Without spoiling anything, let’s just say that Stênio decides to use his (thankfully unexplained) power to talk to the dead for evil rather than good. The moment is actually quite shocking, managing to drastically shift from a dark but fun story about a guy talking to the corpses of gangsters, to a sinister tale of revenge and regret. Stênio takes such an evil turn as a character in fact, that Ramalho arguably pushes the audience a little too far in accepting him as the hero of this story after we’re asked to once again sympathize for Stênio as the haunting plot takes over. I don’t know about you, but I like my characters flawed and complicated, and even though it’s understandable if you can’t quite buy into Stênio after his brief though devilish turn, Oliveira gives such an outstanding, grieving performance, that it can be difficult not to.
Maybe that’s because the true horror of the film is one most of us can relate to: the collapse of family.
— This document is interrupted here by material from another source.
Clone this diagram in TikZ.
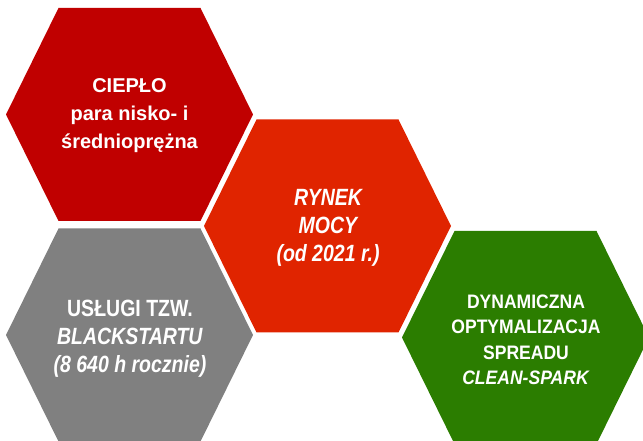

If you’ve ever watched your parents go through a divorce like I have, then you’ll see that The Nightshifter perfectly captures and exaggerates that experience on screen. Ramalho expresses the destruction of the family unit through grimy tones of brown and green, coupled with a relentless atmosphere exemplified by Stênio’s paranoia. The Nightshifter walks a fine line between various types of ghost stories, from talking to the dead to phantasmic revenge to Stênio taking a slight Amityville Horror turn, like going mad and forcing his way through a room full of razor wire that was never really there. Rather than focus on any one thing, Ramalho plays with all of these tropes, which admittedly comes off as a little messy and jarring at times, but it’s also accurate to the pain and confusion that occurs when kids watch their parents go through a separation, as Stênio is experiencing with Odete.
Adding to the stark terror of the themes and frightening haunting is The Nightshifter’s unflinching approach to gore. Ramalho doesn’t go crazy with arms being sawed off or that sort of thing, but the film, like Stênio himself, looks at blood with a surgical eye, which makes for some pretty queasy viewing. The effects in The Nightshifter are phenomenal, and Ramalho is completely unafraid to make the viewer feel a little sticky. Thanks to Stênio’s questionable sanity, the skilled director is also able to have some fun, occasionally stepping away from the too-real flapping skin of a cut-open human ribcage to give us talking heads in jars. What’s impressive there is that Ramalho never breaks the unsettling tone of the film, giving moments like that a disturbing edge, which could be funny in different hands, but illicit bubbling dread here.
The Nightshifter’s transformative and somewhat inconsistent script, as well as Stênio’s terrible actions are, without a doubt, going to turn off some viewers, and for good reason. But that’s exactly what Ramalho is going for here. Life and death isn’t black and white. Both are complex pieces of Stênio’s daily struggle, and Ramalho presents them with the sort of care and attention necessary to give us something which, on the surface, is a combination of various tropes, but becomes something wholly unique because of it.
The Nightshifter begins haunting Shudder tomorrow.